**The problem**
Locate each line holding the string "picture" and copy it.

**Given records**
● ● ● ●

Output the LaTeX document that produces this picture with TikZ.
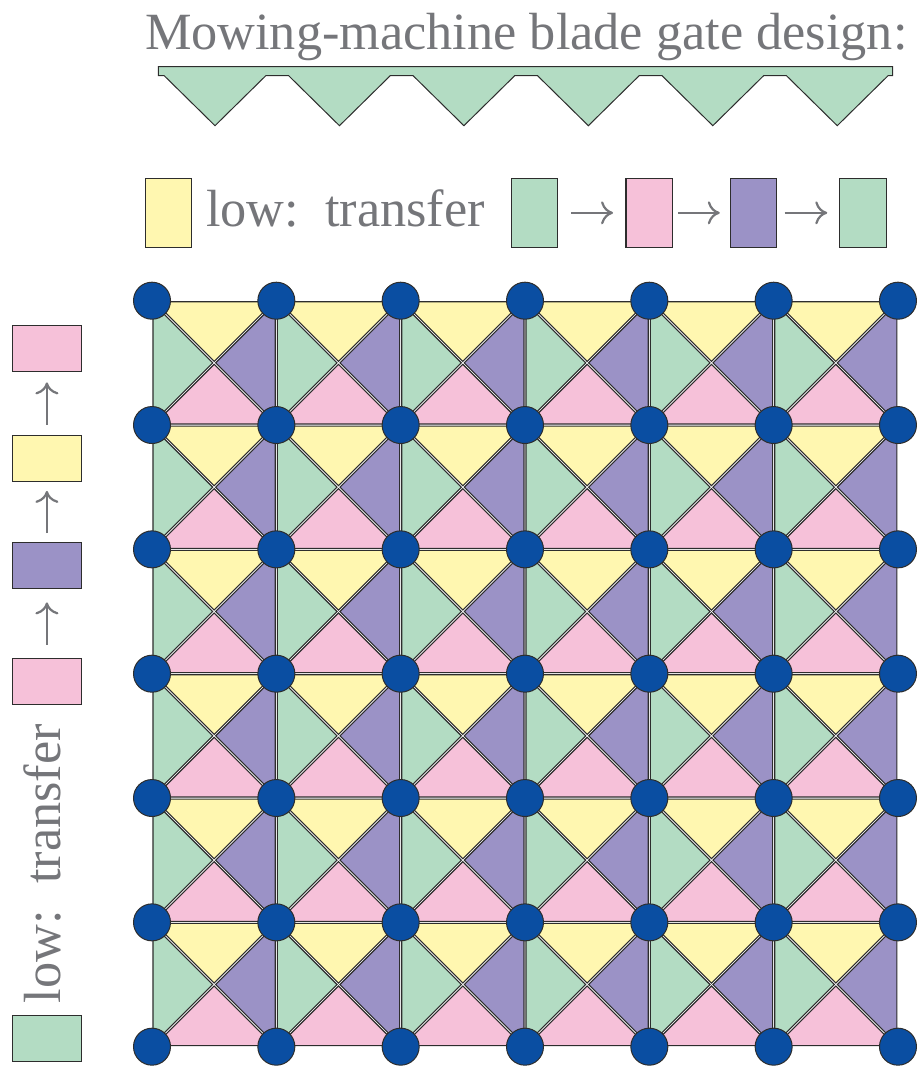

● ● ● ●

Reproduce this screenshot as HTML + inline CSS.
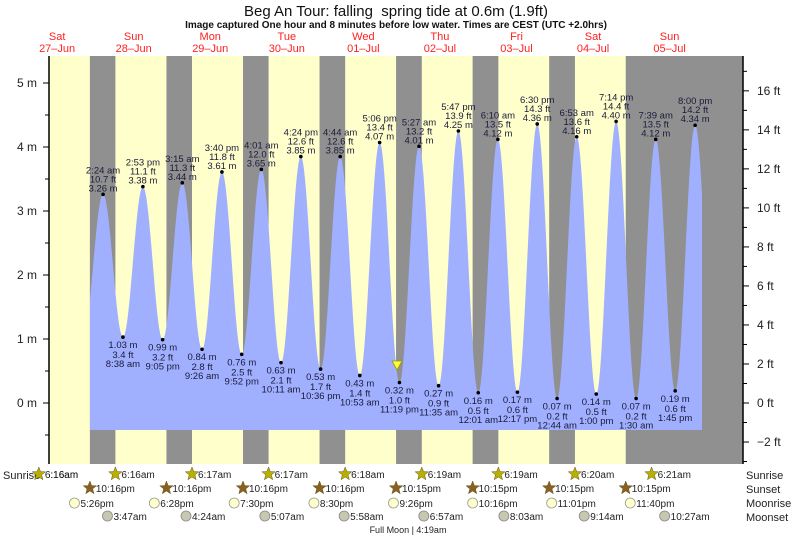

● ● ● ●

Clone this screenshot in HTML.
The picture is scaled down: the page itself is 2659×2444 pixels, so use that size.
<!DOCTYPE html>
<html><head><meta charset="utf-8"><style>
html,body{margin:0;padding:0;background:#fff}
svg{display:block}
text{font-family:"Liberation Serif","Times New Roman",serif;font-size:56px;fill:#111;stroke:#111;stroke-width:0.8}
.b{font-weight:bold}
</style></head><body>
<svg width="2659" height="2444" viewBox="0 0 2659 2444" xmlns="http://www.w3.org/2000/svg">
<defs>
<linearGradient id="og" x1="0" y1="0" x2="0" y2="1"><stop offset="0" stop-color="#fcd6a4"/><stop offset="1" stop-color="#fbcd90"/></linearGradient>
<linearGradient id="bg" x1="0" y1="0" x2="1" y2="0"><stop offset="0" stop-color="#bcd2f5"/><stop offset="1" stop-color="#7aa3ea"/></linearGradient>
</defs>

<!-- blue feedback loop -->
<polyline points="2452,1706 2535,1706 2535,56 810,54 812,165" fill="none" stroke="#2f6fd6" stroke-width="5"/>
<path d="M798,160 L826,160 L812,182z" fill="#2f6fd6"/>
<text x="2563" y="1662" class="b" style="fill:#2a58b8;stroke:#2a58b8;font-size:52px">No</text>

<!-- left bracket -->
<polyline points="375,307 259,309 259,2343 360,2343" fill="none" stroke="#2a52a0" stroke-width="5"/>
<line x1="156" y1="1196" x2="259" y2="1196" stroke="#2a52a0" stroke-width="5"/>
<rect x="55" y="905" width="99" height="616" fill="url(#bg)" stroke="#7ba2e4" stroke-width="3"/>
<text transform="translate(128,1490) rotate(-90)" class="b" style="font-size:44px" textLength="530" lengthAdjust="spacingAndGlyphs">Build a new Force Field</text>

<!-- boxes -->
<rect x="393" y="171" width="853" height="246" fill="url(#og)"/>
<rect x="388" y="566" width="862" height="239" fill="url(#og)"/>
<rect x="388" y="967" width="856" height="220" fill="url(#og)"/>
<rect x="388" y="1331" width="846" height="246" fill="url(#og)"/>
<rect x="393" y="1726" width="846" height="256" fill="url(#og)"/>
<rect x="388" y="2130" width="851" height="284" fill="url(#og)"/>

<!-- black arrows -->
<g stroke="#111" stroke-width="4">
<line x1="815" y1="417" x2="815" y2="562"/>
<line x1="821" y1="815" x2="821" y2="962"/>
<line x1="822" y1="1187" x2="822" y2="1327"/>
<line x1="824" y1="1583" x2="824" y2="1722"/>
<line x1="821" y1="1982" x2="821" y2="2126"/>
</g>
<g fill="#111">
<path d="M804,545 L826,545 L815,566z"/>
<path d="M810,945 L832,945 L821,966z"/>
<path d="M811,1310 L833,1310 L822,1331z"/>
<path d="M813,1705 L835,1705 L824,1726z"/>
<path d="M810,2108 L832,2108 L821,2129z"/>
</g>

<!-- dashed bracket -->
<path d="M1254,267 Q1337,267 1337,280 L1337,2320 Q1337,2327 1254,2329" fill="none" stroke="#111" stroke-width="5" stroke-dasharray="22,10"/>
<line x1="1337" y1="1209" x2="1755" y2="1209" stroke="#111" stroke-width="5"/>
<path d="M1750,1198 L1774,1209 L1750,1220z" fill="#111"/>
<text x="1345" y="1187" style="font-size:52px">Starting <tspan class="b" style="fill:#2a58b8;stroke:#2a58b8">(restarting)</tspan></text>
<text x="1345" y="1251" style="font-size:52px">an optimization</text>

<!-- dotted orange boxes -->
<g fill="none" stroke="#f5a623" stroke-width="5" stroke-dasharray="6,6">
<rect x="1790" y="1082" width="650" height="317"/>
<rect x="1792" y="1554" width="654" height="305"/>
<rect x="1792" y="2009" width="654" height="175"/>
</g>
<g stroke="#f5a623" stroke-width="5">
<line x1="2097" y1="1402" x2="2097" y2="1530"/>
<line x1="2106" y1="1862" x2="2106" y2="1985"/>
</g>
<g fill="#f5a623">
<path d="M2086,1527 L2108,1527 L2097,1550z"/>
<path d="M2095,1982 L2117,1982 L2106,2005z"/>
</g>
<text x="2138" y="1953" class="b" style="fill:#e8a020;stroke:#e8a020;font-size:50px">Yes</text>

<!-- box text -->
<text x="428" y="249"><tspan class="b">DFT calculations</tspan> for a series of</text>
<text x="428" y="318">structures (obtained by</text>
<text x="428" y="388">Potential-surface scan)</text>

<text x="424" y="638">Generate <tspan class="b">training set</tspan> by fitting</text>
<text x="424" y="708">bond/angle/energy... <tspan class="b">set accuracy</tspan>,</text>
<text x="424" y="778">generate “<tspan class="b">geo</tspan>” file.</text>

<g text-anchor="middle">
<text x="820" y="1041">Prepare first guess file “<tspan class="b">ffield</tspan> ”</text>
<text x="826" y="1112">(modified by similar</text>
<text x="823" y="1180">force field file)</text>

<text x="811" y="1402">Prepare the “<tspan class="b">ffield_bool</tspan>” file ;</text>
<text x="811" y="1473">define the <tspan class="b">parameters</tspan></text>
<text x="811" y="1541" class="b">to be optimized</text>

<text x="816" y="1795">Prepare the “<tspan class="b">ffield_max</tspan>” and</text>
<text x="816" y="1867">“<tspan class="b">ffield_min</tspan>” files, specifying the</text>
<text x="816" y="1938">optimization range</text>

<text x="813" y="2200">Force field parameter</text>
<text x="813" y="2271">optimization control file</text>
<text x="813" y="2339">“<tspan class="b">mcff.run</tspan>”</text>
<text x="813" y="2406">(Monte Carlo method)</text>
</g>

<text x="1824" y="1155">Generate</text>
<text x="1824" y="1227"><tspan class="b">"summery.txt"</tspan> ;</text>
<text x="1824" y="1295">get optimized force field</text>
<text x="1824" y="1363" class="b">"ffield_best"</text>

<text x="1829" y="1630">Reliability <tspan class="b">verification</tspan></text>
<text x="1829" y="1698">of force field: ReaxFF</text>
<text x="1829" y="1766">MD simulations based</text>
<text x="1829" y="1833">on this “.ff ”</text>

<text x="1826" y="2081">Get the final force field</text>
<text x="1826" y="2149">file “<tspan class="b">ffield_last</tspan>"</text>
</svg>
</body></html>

● ● ● ●

**Solution for this exercise**
Output the LaTeX document that produces this picture with TikZ.
The picture is scaled down: the page itself is 2659×2444 pixels, so use that size.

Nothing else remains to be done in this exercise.